- _Task_: Restate each line of the listing exactly, without carrying over any pictures.

- _Data shown_:
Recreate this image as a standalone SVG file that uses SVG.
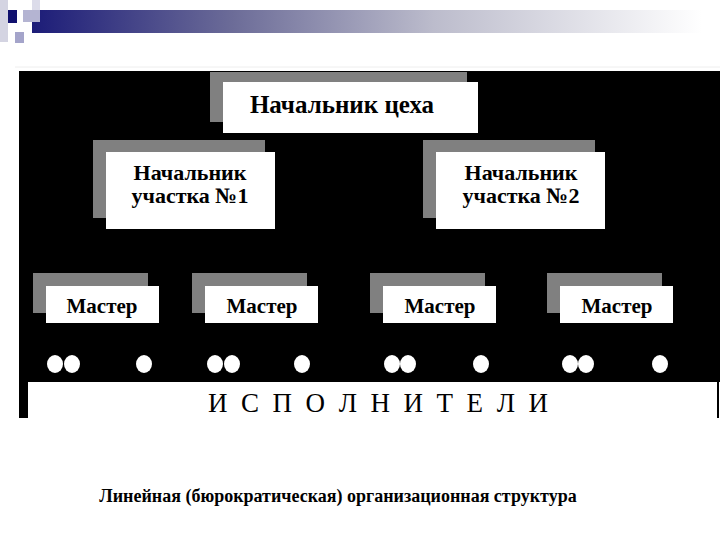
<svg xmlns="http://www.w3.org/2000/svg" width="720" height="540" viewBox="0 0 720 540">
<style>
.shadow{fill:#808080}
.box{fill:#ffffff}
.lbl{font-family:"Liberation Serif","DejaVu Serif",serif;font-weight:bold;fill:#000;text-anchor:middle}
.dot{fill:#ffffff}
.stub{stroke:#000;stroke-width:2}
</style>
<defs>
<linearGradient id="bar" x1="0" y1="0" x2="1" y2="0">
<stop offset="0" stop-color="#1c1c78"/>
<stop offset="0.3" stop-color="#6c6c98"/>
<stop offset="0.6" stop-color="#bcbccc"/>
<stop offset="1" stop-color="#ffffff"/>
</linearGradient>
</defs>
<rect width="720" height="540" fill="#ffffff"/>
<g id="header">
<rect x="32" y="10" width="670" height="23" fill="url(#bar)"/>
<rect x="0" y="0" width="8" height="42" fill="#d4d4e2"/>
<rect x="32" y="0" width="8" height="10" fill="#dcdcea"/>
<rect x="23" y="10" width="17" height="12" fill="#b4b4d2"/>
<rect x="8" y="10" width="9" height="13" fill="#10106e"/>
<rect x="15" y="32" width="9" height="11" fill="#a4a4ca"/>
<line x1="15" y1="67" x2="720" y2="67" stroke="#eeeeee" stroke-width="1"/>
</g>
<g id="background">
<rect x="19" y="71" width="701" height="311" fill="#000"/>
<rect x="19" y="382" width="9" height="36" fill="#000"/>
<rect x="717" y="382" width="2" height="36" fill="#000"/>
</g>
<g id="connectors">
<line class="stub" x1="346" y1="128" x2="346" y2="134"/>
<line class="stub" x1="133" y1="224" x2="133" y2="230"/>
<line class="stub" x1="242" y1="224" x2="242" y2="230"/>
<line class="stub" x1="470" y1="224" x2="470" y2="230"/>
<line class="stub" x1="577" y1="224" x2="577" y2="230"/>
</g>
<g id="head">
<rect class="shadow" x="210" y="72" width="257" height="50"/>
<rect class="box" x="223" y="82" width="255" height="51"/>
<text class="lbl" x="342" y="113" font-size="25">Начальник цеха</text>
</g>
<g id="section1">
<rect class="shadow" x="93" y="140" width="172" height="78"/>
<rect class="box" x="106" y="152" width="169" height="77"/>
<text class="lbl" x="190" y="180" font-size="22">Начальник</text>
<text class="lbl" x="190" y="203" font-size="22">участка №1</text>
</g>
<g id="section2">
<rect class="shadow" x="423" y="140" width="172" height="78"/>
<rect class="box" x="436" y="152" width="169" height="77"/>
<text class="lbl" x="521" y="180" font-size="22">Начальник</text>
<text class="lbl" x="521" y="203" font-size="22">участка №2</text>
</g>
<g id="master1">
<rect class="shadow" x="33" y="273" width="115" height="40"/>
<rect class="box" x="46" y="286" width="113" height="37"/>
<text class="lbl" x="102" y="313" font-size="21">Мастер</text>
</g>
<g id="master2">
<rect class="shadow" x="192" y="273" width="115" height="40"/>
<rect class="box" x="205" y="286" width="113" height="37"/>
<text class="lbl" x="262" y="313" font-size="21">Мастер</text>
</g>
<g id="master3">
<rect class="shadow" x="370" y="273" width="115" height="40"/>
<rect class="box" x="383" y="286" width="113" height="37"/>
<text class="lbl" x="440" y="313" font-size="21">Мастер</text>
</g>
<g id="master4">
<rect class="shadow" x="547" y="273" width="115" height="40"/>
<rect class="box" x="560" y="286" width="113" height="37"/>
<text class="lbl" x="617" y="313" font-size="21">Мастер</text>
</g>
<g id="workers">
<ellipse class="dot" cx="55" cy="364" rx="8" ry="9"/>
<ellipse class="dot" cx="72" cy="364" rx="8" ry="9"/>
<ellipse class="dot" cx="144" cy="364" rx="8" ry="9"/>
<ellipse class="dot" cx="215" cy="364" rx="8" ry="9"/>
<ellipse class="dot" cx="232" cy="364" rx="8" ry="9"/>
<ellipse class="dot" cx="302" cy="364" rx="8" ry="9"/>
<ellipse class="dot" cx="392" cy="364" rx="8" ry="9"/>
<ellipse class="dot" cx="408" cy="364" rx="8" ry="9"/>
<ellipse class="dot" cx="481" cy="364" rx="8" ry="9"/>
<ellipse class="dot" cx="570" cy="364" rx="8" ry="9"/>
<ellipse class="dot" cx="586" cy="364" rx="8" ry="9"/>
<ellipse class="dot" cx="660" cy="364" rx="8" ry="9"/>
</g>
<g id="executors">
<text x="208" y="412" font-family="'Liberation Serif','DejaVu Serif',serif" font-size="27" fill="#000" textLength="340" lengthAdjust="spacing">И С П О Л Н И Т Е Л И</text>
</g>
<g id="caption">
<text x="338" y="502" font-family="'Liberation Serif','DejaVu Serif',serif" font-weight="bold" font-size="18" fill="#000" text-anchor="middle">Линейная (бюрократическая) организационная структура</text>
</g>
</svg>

- _Completed task_:
Recreate this image as a standalone SVG file that uses SVG.
<svg xmlns="http://www.w3.org/2000/svg" width="720" height="540" viewBox="0 0 720 540">
<style>
.shadow{fill:#808080}
.box{fill:#ffffff}
.lbl{font-family:"Liberation Serif","DejaVu Serif",serif;font-weight:bold;fill:#000;text-anchor:middle}
.dot{fill:#ffffff}
.stub{stroke:#000;stroke-width:2}
</style>
<defs>
<linearGradient id="bar" x1="0" y1="0" x2="1" y2="0">
<stop offset="0" stop-color="#1c1c78"/>
<stop offset="0.3" stop-color="#6c6c98"/>
<stop offset="0.6" stop-color="#bcbccc"/>
<stop offset="1" stop-color="#ffffff"/>
</linearGradient>
</defs>
<rect width="720" height="540" fill="#ffffff"/>
<g id="header">
<rect x="32" y="10" width="670" height="23" fill="url(#bar)"/>
<rect x="0" y="0" width="8" height="42" fill="#d4d4e2"/>
<rect x="32" y="0" width="8" height="10" fill="#dcdcea"/>
<rect x="23" y="10" width="17" height="12" fill="#b4b4d2"/>
<rect x="8" y="10" width="9" height="13" fill="#10106e"/>
<rect x="15" y="32" width="9" height="11" fill="#a4a4ca"/>
<line x1="15" y1="67" x2="720" y2="67" stroke="#eeeeee" stroke-width="1"/>
</g>
<g id="background">
<rect x="19" y="71" width="701" height="311" fill="#000"/>
<rect x="19" y="382" width="9" height="36" fill="#000"/>
<rect x="717" y="382" width="2" height="36" fill="#000"/>
</g>
<g id="connectors">
<line class="stub" x1="346" y1="128" x2="346" y2="134"/>
<line class="stub" x1="133" y1="224" x2="133" y2="230"/>
<line class="stub" x1="242" y1="224" x2="242" y2="230"/>
<line class="stub" x1="470" y1="224" x2="470" y2="230"/>
<line class="stub" x1="577" y1="224" x2="577" y2="230"/>
</g>
<g id="head">
<rect class="shadow" x="210" y="72" width="257" height="50"/>
<rect class="box" x="223" y="82" width="255" height="51"/>
<text class="lbl" x="342" y="113" font-size="25">Начальник цеха</text>
</g>
<g id="section1">
<rect class="shadow" x="93" y="140" width="172" height="78"/>
<rect class="box" x="106" y="152" width="169" height="77"/>
<text class="lbl" x="190" y="180" font-size="22">Начальник</text>
<text class="lbl" x="190" y="203" font-size="22">участка №1</text>
</g>
<g id="section2">
<rect class="shadow" x="423" y="140" width="172" height="78"/>
<rect class="box" x="436" y="152" width="169" height="77"/>
<text class="lbl" x="521" y="180" font-size="22">Начальник</text>
<text class="lbl" x="521" y="203" font-size="22">участка №2</text>
</g>
<g id="master1">
<rect class="shadow" x="33" y="273" width="115" height="40"/>
<rect class="box" x="46" y="286" width="113" height="37"/>
<text class="lbl" x="102" y="313" font-size="21">Мастер</text>
</g>
<g id="master2">
<rect class="shadow" x="192" y="273" width="115" height="40"/>
<rect class="box" x="205" y="286" width="113" height="37"/>
<text class="lbl" x="262" y="313" font-size="21">Мастер</text>
</g>
<g id="master3">
<rect class="shadow" x="370" y="273" width="115" height="40"/>
<rect class="box" x="383" y="286" width="113" height="37"/>
<text class="lbl" x="440" y="313" font-size="21">Мастер</text>
</g>
<g id="master4">
<rect class="shadow" x="547" y="273" width="115" height="40"/>
<rect class="box" x="560" y="286" width="113" height="37"/>
<text class="lbl" x="617" y="313" font-size="21">Мастер</text>
</g>
<g id="workers">
<ellipse class="dot" cx="55" cy="364" rx="8" ry="9"/>
<ellipse class="dot" cx="72" cy="364" rx="8" ry="9"/>
<ellipse class="dot" cx="144" cy="364" rx="8" ry="9"/>
<ellipse class="dot" cx="215" cy="364" rx="8" ry="9"/>
<ellipse class="dot" cx="232" cy="364" rx="8" ry="9"/>
<ellipse class="dot" cx="302" cy="364" rx="8" ry="9"/>
<ellipse class="dot" cx="392" cy="364" rx="8" ry="9"/>
<ellipse class="dot" cx="408" cy="364" rx="8" ry="9"/>
<ellipse class="dot" cx="481" cy="364" rx="8" ry="9"/>
<ellipse class="dot" cx="570" cy="364" rx="8" ry="9"/>
<ellipse class="dot" cx="586" cy="364" rx="8" ry="9"/>
<ellipse class="dot" cx="660" cy="364" rx="8" ry="9"/>
</g>
<g id="executors">
<text x="208" y="412" font-family="'Liberation Serif','DejaVu Serif',serif" font-size="27" fill="#000" textLength="340" lengthAdjust="spacing">И С П О Л Н И Т Е Л И</text>
</g>
<g id="caption">
<text x="338" y="502" font-family="'Liberation Serif','DejaVu Serif',serif" font-weight="bold" font-size="18" fill="#000" text-anchor="middle">Линейная (бюрократическая) организационная структура</text>
</g>
</svg>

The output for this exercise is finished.